Flexibench undertook a complex audio annotation project focused on tagging utterances with their correct emotion and intent categories. The primary objective was to improve AI models’ ability to recognize and interpret human emotions accurately. This required an in-depth analysis of speech patterns, intonation, and contextual cues while ensuring precise and consistent annotation. The challenge involved discerning fine-grained emotional variations and maintaining a standardized approach across diverse utterances and conversational contexts.

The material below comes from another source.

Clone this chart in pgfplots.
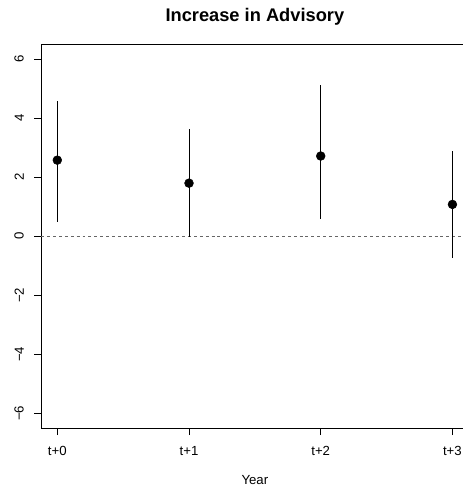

Project Scope and Challenges
The project required annotators to tag each utterance audio file based solely on its emotional and intentional content. A separate context audio file was provided to offer background information, but the tagging process was strictly confined to the utterance file. Annotators had to apply rigorous assessment criteria, ensuring that each segment was categorized correctly while maintaining consistency. The challenge was to differentiate between major emotions—positive, negative, and neutral—while also capturing sub-emotions that reflected finer nuances. Moreover, the project demanded an accurate interpretation of speaker tone and wording to resolve ambiguities in emotion classification. Special consideration was required for conversations involving multiple speakers, human-bot interactions, and cases where the utterance was unclear or in an unfamiliar language.
Annotation Process and Standardization
To ensure precision, annotators followed a structured methodology. Each utterance was assessed for its dominant emotion category while allowing for multiple sub-emotions where applicable. A star-rating system was employed to denote intensity levels, making it mandatory to assign an appropriate score for each tagged emotion. When faced with ambiguity between positive and neutral emotions, the annotators prioritized speaker words, whereas for differentiating between positive and negative emotions, the speaker’s tone was the decisive factor. In cases where a second speaker provided only minimal acknowledgments, such as “hm” or “okay,” tagging was aligned with the primary speaker’s emotional expression. Annotators also marked utterances containing bot voices under incorrect speaker classification, ensuring that AI models were trained only on human speech. Similarly, utterances in unfamiliar languages or unclear audio were appropriately flagged to maintain dataset integrity.
Outcome and Impact
The project successfully delivered a meticulously annotated dataset, significantly enhancing AI-driven emotion and intent recognition models. By adhering to strict annotation guidelines and maintaining consistency in emotion tagging, the dataset provided AI systems with a refined understanding of human interactions. The structured annotation process contributed to improved accuracy in emotion detection, speaker differentiation, and contextual understanding, ultimately strengthening AI applications in customer service, sentiment analysis, and conversational AI. The initiative underscored the critical role of high-quality linguistic annotation in the development of advanced natural language processing models, ensuring more nuanced and reliable human-AI interactions.